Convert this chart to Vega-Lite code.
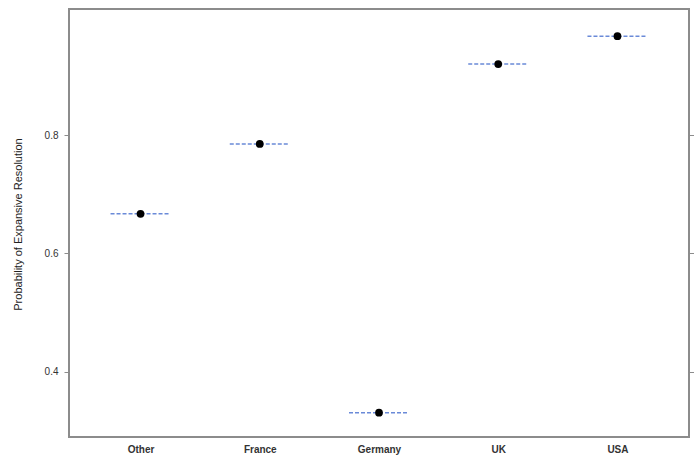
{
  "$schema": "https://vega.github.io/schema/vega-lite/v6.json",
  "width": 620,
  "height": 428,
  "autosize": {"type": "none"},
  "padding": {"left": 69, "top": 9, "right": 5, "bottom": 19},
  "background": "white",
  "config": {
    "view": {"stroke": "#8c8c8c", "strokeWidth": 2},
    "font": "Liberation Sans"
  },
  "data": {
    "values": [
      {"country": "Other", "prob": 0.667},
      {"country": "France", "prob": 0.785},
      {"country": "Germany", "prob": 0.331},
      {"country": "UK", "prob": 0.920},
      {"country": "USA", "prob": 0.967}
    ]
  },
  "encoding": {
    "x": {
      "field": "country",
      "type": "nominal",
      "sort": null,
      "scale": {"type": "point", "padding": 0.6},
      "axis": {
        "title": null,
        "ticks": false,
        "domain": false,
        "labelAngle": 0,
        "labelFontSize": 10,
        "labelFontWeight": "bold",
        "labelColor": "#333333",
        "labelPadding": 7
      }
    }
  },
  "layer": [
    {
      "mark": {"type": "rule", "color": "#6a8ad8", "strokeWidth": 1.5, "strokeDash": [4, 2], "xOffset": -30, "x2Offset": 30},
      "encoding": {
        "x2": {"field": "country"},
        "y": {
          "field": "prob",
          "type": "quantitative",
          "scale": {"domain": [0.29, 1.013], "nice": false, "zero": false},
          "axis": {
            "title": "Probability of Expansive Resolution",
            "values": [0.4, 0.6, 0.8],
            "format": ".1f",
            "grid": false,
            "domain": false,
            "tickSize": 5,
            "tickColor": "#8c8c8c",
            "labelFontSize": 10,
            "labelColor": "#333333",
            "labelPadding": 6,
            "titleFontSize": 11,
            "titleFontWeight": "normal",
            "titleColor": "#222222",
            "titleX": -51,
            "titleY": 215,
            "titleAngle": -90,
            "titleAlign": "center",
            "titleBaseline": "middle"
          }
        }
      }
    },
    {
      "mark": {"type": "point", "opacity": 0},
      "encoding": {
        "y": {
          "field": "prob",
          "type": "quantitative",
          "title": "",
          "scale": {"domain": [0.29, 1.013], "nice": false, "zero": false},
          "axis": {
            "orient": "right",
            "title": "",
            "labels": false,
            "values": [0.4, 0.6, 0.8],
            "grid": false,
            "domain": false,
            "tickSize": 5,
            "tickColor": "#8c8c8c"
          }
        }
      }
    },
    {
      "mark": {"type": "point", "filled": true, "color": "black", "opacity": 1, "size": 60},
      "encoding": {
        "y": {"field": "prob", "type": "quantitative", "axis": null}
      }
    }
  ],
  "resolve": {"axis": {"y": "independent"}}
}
...
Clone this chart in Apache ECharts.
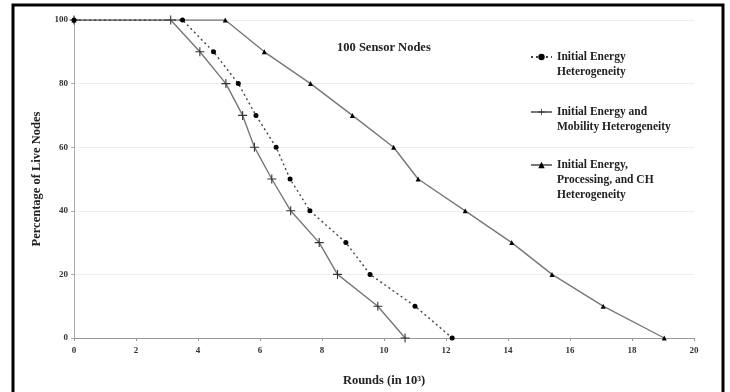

Exercise goal. Look through the entries above. Extract each line with the word "chart".

The result.
Convert this chart to Vega-Lite code.
Clone this chart in Apache ECharts.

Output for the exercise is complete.